- Trade show advertisement
- Directed by: Leslie S. Hiscott
- Written by: H. Fowler Mear Frank Shaw
- Produced by: Henry Edwards Julius Hagen
- Starring: Henry Edwards Chrissie White Bernard Nedell
- Distributed by: Warner Bros. Pictures
- Release date: 19 November 1930;
- Running time: 65 minutes
- Country: United Kingdom
- Language: English

= The Call of the Sea (1930 film) =

1930 British film by Leslie S Hiscott

The Call of the Sea is a 1930 British adventure film directed by Leslie S Hiscott. and starring Henry Edwards, Chrissie White and Bernard Nedel. It was written by H. Fowler Mear and Frank Shaw.

==Plot==
Lieutenant Dickie Good visits his ex-sweetheart Iris Tares, now married to the deputy governor of Pablo Island. Good sees that she is being ill-treated by her husband, Ramon, and that he is operating a secret platinum mine with kidnapped naval officers. He alerts the authorities, frees the enslaved workers, and, after the death of Ramon, gets back together with Iris.

==Cast==
- Henry Edwards as Lieutenant Commander Good
- Chrissie White as Iris Tares
- Bernard Nedell as Ramon Tares
- Chili Bouchier as Poquita
- Clifford McLaglen as Pedro
- Alexander Field as Hooky Walker
- James Fenton as Newton

== Reception ==
Film Weekly wrote: "In this film Henry Edwards and Chrissie White enter the talkie field. ...An ingenuous film this, but quile enjoyable."
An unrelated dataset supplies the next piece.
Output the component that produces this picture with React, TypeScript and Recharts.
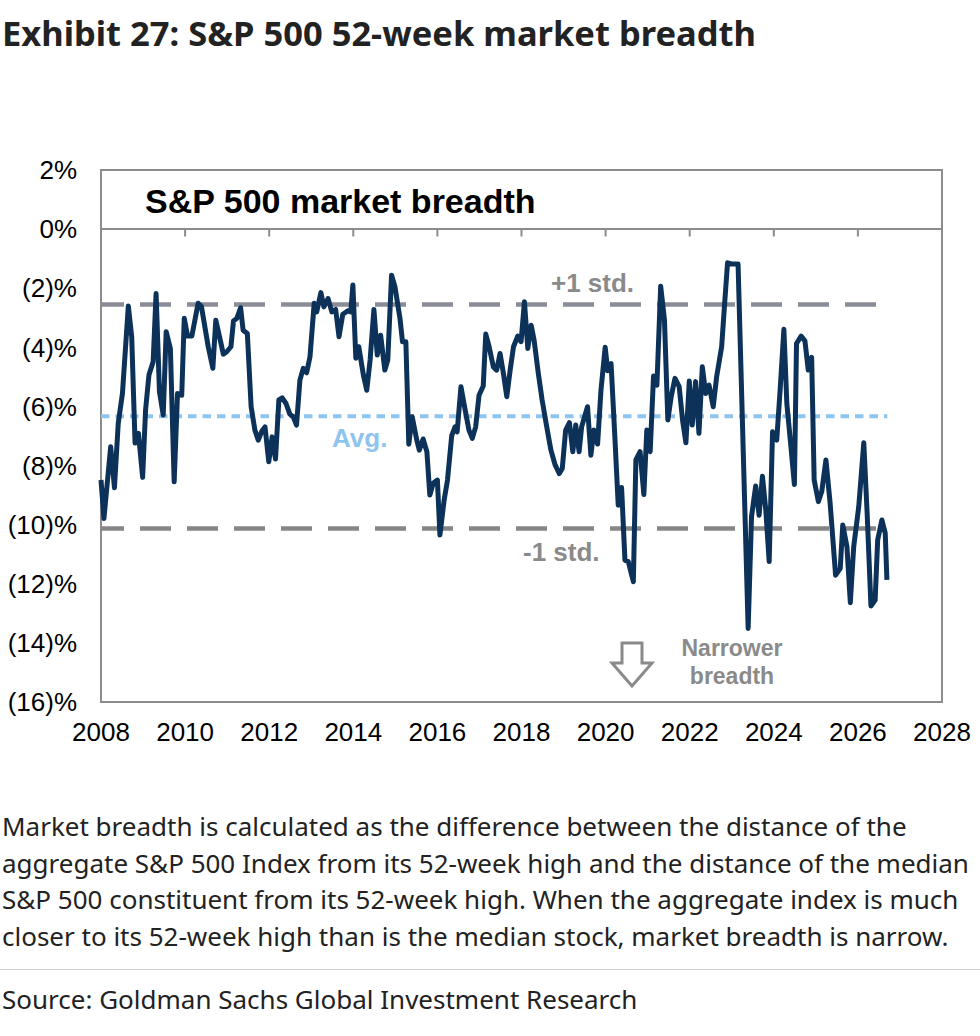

Kine Weekly wrote: "God old-fashioned robust naval melodrama which, although unpretentious, is well mounted and excellently recorded. ... The fact that this drama unfolds according to formula does not detract in any way from the quality of the entertainment which is essentially popular in its appeal. There is plenty of action, a pleasing love interest, and a quiet vein of humour. Altogether a clean, refreshing feature." kin

The Daily Film Renter wrote: "Dramatic side not too convincing, but acting generally adequate, and sound exceptionally good."